It’s bad when a title can sum up a film, at least when the film’s not good. And Unfinished Business is not good. In spite of a talented supporting cast, Unfinished Business is the latest in Vince Vaughn’s seemingly never-ending downward spiral in film roles. Less a wild-and-crazy comedy and more an unwieldy amalgamation of different types of comedy with some schmaltz thrown in, Unfinished Business often comes across as one or two edits shy of a script that could actually work.
The film opens with Dan (Vaughn) quitting his job, rather than take a pay decrease in spite of increasing his success at work. As he leaves, he tells his coworkers that he’s starting a company, and they’re welcome to join. He ends up getting Tim (Tom Wilkerson), who was just let go due to his age, and Mike (Dave Franco), who was at the office for an interview. Cut to a year later, and their potential success hinges on one deal that, of course, won’t go nearly as smoothly as they plan.

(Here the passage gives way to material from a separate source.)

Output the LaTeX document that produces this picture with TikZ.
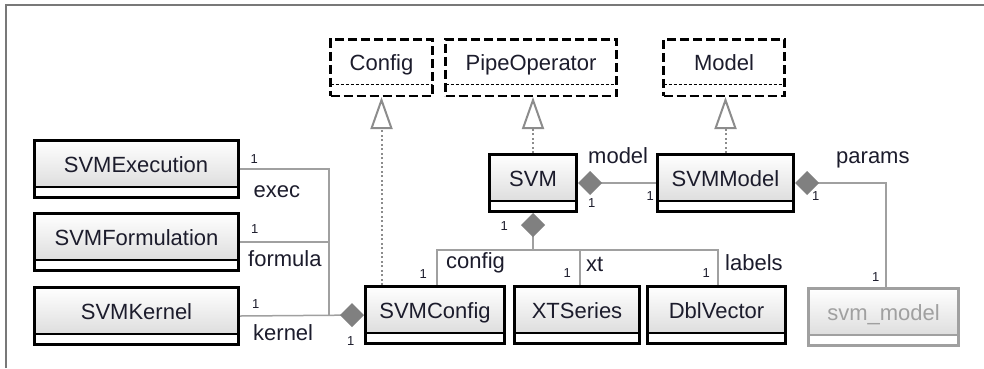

I don’t expect much from Vaughn these days, and his character here is in keeping with other recent roles: he’s a guy who spouts a ton of one-liners that do nothing but pad out the running time. What had me interested were his two main costars. Tom Wilkinson is one of those actors who can normally elevate anything he’s in, while Dave Franco has established himself as a funnier version of older brother James. Wilkinson, though, seems to actually be going through the motions here. He seems uncomfortable committing to the broader strokes this film tries to create for him, and it doesn’t help that the broad strokes are also relatively tame. Franco at least commits to his character, but in spite of him providing the bulk of the laughs the film manages to offer, the character himself borders on offensive.
The film also tries to shoehorn in a subplot about Dan’s children, and the abuse his son is enduring at school. It’s like the filmmakers wanted to add some heart to the story, and the end result is obviously forced into the rest of the film. It drags, which is actually par for the course in Unfinished Business. A handful of scenes aside, including one with Nick Frost as a gay bear who’s into leather at a fetish party, the film feels like a drag. A cumbersome drag.